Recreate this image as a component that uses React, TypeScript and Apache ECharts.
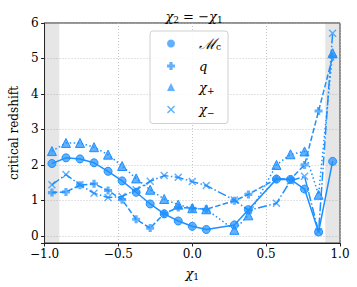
import React, { useEffect, useRef } from "react";
import * as echarts from "echarts";

const xValues = [-0.95, -0.855, -0.76, -0.665, -0.57, -0.475, -0.38, -0.285, -0.19, -0.095, 0, 0.095, 0.19, 0.285, 0.38, 0.475, 0.57, 0.665, 0.76, 0.855, 0.95];
const mcValues = [2.04, 2.2, 2.17, 2.06, 1.82, 1.55, 1.23, 0.9, 0.62, 0.42, 0.27, 0.18, null, 0.31, 0.74, null, 1.6, 1.59, 1.32, 0.11, 2.1];
const qValues = [1.22, 1.24, 1.43, 1.47, 1.28, 1.02, 0.47, 0.22, 0.63, 0.8, 0.78, 0.75, null, 0.99, 1.17, null, 1.61, 1.6, 2.0, 3.52, 5.05];
const chiPlusValues = [2.39, 2.62, 2.62, 2.5, 2.29, 1.97, 1.62, 1.3, 1.04, 0.88, 0.78, 0.75, null, 0.17, 0.58, null, 2.0, 2.3, 2.38, 1.16, 5.15];
const chiMinusValues = [1.44, 1.73, 1.44, 1.2, 1.08, 1.11, 1.3, 1.54, 1.7, 1.65, 1.53, 1.42, null, 1.01, 0.72, null, 0.92, 1.55, 1.68, 0.12, 5.71];
const shadedRanges = [[-1, -0.9], [0.9, 1]];

const BLUE = "#1E90FF";
const FONT = "DejaVu Serif";
const plusPath = "path://M3,0 H7 V3 H10 V7 H7 V10 H3 V7 H0 V3 H3 Z";
const xPath = "path://M0,1.3 L1.3,0 L5,3.7 L8.7,0 L10,1.3 L6.3,5 L10,8.7 L8.7,10 L5,6.3 L1.3,10 L0,8.7 L3.7,5 Z";

const legendLabels: Record<string, string> = {
  Mc: "{m|ℳ}{s|c}",
  q: "{i|q}",
  "chi+": "{i|χ}{s|+}",
  "chi-": "{i|χ}{s|−}",
};

function makeSeries(name: string, values: (number | null)[], symbol: string, size: number, dash: any) {
  return {
    name,
    type: "line",
    data: xValues.map((x, i) => [x, values[i]]),
    connectNulls: true,
    symbol,
    symbolSize: size,
    showAllSymbol: true,
    z: 3,
    lineStyle: { color: BLUE, width: 1.5, type: dash },
    itemStyle: { color: "rgba(30,144,255,0.7)", borderColor: BLUE, borderWidth: symbol.startsWith("path") ? 0 : 1 },
  };
}

export default function App() {
  const ref = useRef<HTMLDivElement>(null);
  useEffect(() => {
    const chart = echarts.init(ref.current!, null, { renderer: "svg" });
    chart.setOption({
      animation: false,
      backgroundColor: "#fff",
      title: {
        text: "{i|χ}{s|2} = −{i|χ}{s|1}",
        left: 189,
        top: 3,
        textAlign: "center",
        textStyle: {
          fontFamily: FONT,
          fontSize: 13,
          fontWeight: "normal",
          color: "#000",
          rich: {
            i: { fontFamily: FONT, fontSize: 13, fontStyle: "italic", lineHeight: 16 },
            s: { fontFamily: FONT, fontSize: 9, verticalAlign: "bottom", lineHeight: 10 },
          },
        },
      },
      grid: { left: 39, right: 17, top: 23, bottom: 44, show: true, borderColor: "#222", borderWidth: 1 },
      legend: {
        orient: "vertical",
        left: 150,
        top: 31,
        padding: [5, 7, 6, 17],
        itemWidth: 8,
        itemHeight: 8,
        itemGap: 8,
        backgroundColor: "rgba(255,255,255,0.85)",
        borderColor: "#d0d0d0",
        borderWidth: 1,
        borderRadius: 3,
        data: [
          { name: "Mc", icon: "circle" },
          { name: "q", icon: plusPath },
          { name: "chi+", icon: "triangle" },
          { name: "chi-", icon: xPath },
        ],
        formatter: (name: string) => legendLabels[name],
        textStyle: {
          fontFamily: FONT,
          fontSize: 13,
          color: "#000",
          padding: [0, 0, 0, 19],
          rich: {
            m: { fontFamily: FONT, fontSize: 15, fontStyle: "italic", lineHeight: 16 },
            i: { fontFamily: FONT, fontSize: 13, fontStyle: "italic", lineHeight: 16 },
            s: { fontFamily: FONT, fontSize: 9, verticalAlign: "bottom", lineHeight: 10 },
          },
        },
        itemStyle: { borderWidth: 0 },
      },
      xAxis: {
        type: "value",
        min: -1,
        max: 1,
        interval: 0.5,
        name: "{i|χ}{s|1}",
        nameLocation: "middle",
        nameGap: 22,
        nameTextStyle: {
          fontFamily: FONT,
          fontSize: 13,
          color: "#000",
          rich: {
            i: { fontFamily: FONT, fontSize: 13, fontStyle: "italic", lineHeight: 16 },
            s: { fontFamily: FONT, fontSize: 9, verticalAlign: "bottom", lineHeight: 10 },
          },
        },
        axisLine: { show: true, onZero: false, lineStyle: { color: "#222", width: 1 } },
        axisTick: { show: true, length: 3.5, lineStyle: { color: "#222" } },
        axisLabel: {
          fontFamily: FONT,
          fontSize: 12,
          color: "#000",
          margin: 5,
          formatter: (v: number) => (v < 0 ? "−" : "") + Math.abs(v).toFixed(1),
        },
        splitLine: { show: true, lineStyle: { color: "#b8b8b8", width: 0.8, type: [1, 2] } },
      },
      yAxis: {
        type: "value",
        min: -0.2,
        max: 6,
        splitNumber: 6,
        name: "critical redshift",
        nameLocation: "middle",
        nameGap: 20,
        nameTextStyle: { fontFamily: FONT, fontSize: 12, color: "#000" },
        axisLine: { show: true, onZero: false, lineStyle: { color: "#222", width: 1 } },
        axisTick: { show: true, length: 3.5, lineStyle: { color: "#222" } },
        axisLabel: {
          fontFamily: FONT,
          fontSize: 12,
          color: "#000",
          margin: 6,
          formatter: (v: number) => (Math.abs(v - Math.round(v)) < 1e-6 ? String(Math.round(v)) : ""),
        },
        splitLine: { show: true, lineStyle: { color: "#b8b8b8", width: 0.8, type: [1, 2] } },
      },
      series: [
        {
          name: "shade",
          type: "line",
          data: [],
          z: 1,
          markArea: {
            silent: true,
            itemStyle: { color: "rgba(128,128,128,0.2)" },
            data: shadedRanges.map((r) => [{ xAxis: r[0] }, { xAxis: r[1] }]),
          },
        },
        makeSeries("Mc", mcValues, "circle", 8, "solid"),
        makeSeries("q", qValues, plusPath, 8, [5.5, 2.4]),
        makeSeries("chi+", chiPlusValues, "triangle", 9, [1.5, 2.5]),
        makeSeries("chi-", chiMinusValues, xPath, 8, [9, 2.4, 1.5, 2.4]),
      ],
    });
    return () => chart.dispose();
  }, []);
  return <div ref={ref} style={{ position: "fixed", left: 0, top: 0, width: 357, height: 287 }} />;
}
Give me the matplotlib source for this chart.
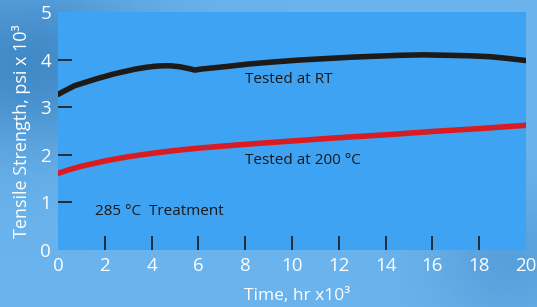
import matplotlib.pyplot as plt
import numpy as np

plt.rcParams['font.family'] = ['Open Sans', 'DejaVu Sans']

# Tensile strength (psi x 10^3) vs time (hr x 10^3)
time_rt = [0, 0.7, 1.6, 2.4, 3.3, 3.8, 4.15, 4.5, 4.8, 5.2, 5.6, 5.85, 6.1, 6.5,
           7.3, 8.2, 9.2, 10.3, 11.4, 12.5, 13.5, 14.6, 15.6, 16.7, 17.6, 18.5,
           19.3, 20]
strength_rt = [3.27, 3.45, 3.59, 3.70, 3.80, 3.84, 3.86, 3.87, 3.87, 3.85, 3.81,
               3.78, 3.80, 3.82, 3.86, 3.91, 3.95, 3.99, 4.02, 4.05, 4.07, 4.09,
               4.10, 4.09, 4.08, 4.06, 4.02, 3.98]

time_200 = [0, 0.5, 1, 2, 3, 4, 5, 6, 8, 10, 12, 14, 16, 18, 20]
strength_200 = [1.61, 1.69, 1.76, 1.87, 1.96, 2.03, 2.09, 2.14, 2.22, 2.29, 2.36,
                2.42, 2.49, 2.55, 2.62]

xticks = [0, 2, 4, 6, 8, 10, 12, 14, 16, 18, 20]
yticks = [0, 1, 2, 3, 4, 5]

fig = plt.figure(figsize=(5.37, 3.07), dpi=100)

# soft blue backdrop
bg = fig.add_axes([0, 0, 1, 1], zorder=0)
gy, gx = np.mgrid[0:1:100j, 0:1:160j]
shade = 0.55 * np.exp(-((gx - 0.05) ** 2 / 0.05 + (gy - 0.2) ** 2 / 0.08)) \
    + 0.25 * np.exp(-((gx - 0.95) ** 2 / 0.02 + (gy - 0.85) ** 2 / 0.05))
bg.imshow(shade, cmap=plt.matplotlib.colors.LinearSegmentedColormap.from_list(
    'bgblue', ['#6ab3ec', '#2f78b8']), aspect='auto', extent=[0, 1, 0, 1],
    vmin=0, vmax=0.8)
bg.axis('off')

ax = fig.add_axes([58 / 537, 1 - 250 / 307, 468 / 537, 238 / 307], zorder=1)
ax.set_facecolor('#3ea3f2')

ax.plot(time_rt, strength_rt, color='#1e1a18', lw=4, solid_capstyle='round',
        solid_joinstyle='round')
ax.plot(time_200, strength_200, color='#d91c22', lw=4, solid_capstyle='round',
        solid_joinstyle='round')

ax.text(8.0, 3.59, 'Tested at RT', fontsize=11, color='#1a1a1a', va='center')
ax.text(8.0, 1.89, 'Tested at 200 °C', fontsize=11, color='#1a1a1a', va='center')
ax.text(1.6, 0.80, '285 °C  Treatment', fontsize=11, color='#1a1a1a', va='center')

ax.set_xlim(0, 20)
ax.set_ylim(0, 5)
ax.set_xticks(xticks)
ax.set_yticks(yticks)
ax.tick_params(direction='in', length=10, width=1.2, color='#1a1a1a',
               labelcolor='white', labelsize=13.5, pad=5)
for t in [ax.xaxis.get_major_ticks()[0], ax.xaxis.get_major_ticks()[-1],
          ax.yaxis.get_major_ticks()[0], ax.yaxis.get_major_ticks()[-1]]:
    t.tick1line.set_visible(False)
for s in ax.spines.values():
    s.set_visible(False)

ax.set_xlabel('Time, hr x10³', color='white', fontsize=12.5, labelpad=7)
ax.xaxis.set_label_coords(0.51, -0.16)
ax.set_ylabel('Tensile Strength, psi x 10³', color='white', fontsize=13, labelpad=7)

fig.savefig('out.png', dpi=100)
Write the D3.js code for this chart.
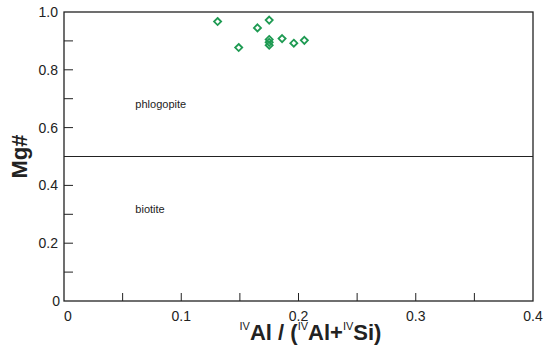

***

Problem details
Starting at the first line of the records above, set down each line exactly through the one that holds "import * as". Omit pictures.

Finished task
Recreate this image as a component that uses React, TypeScript and Apache ECharts.
import React, { useEffect, useRef } from "react";
import * as echarts from "echarts";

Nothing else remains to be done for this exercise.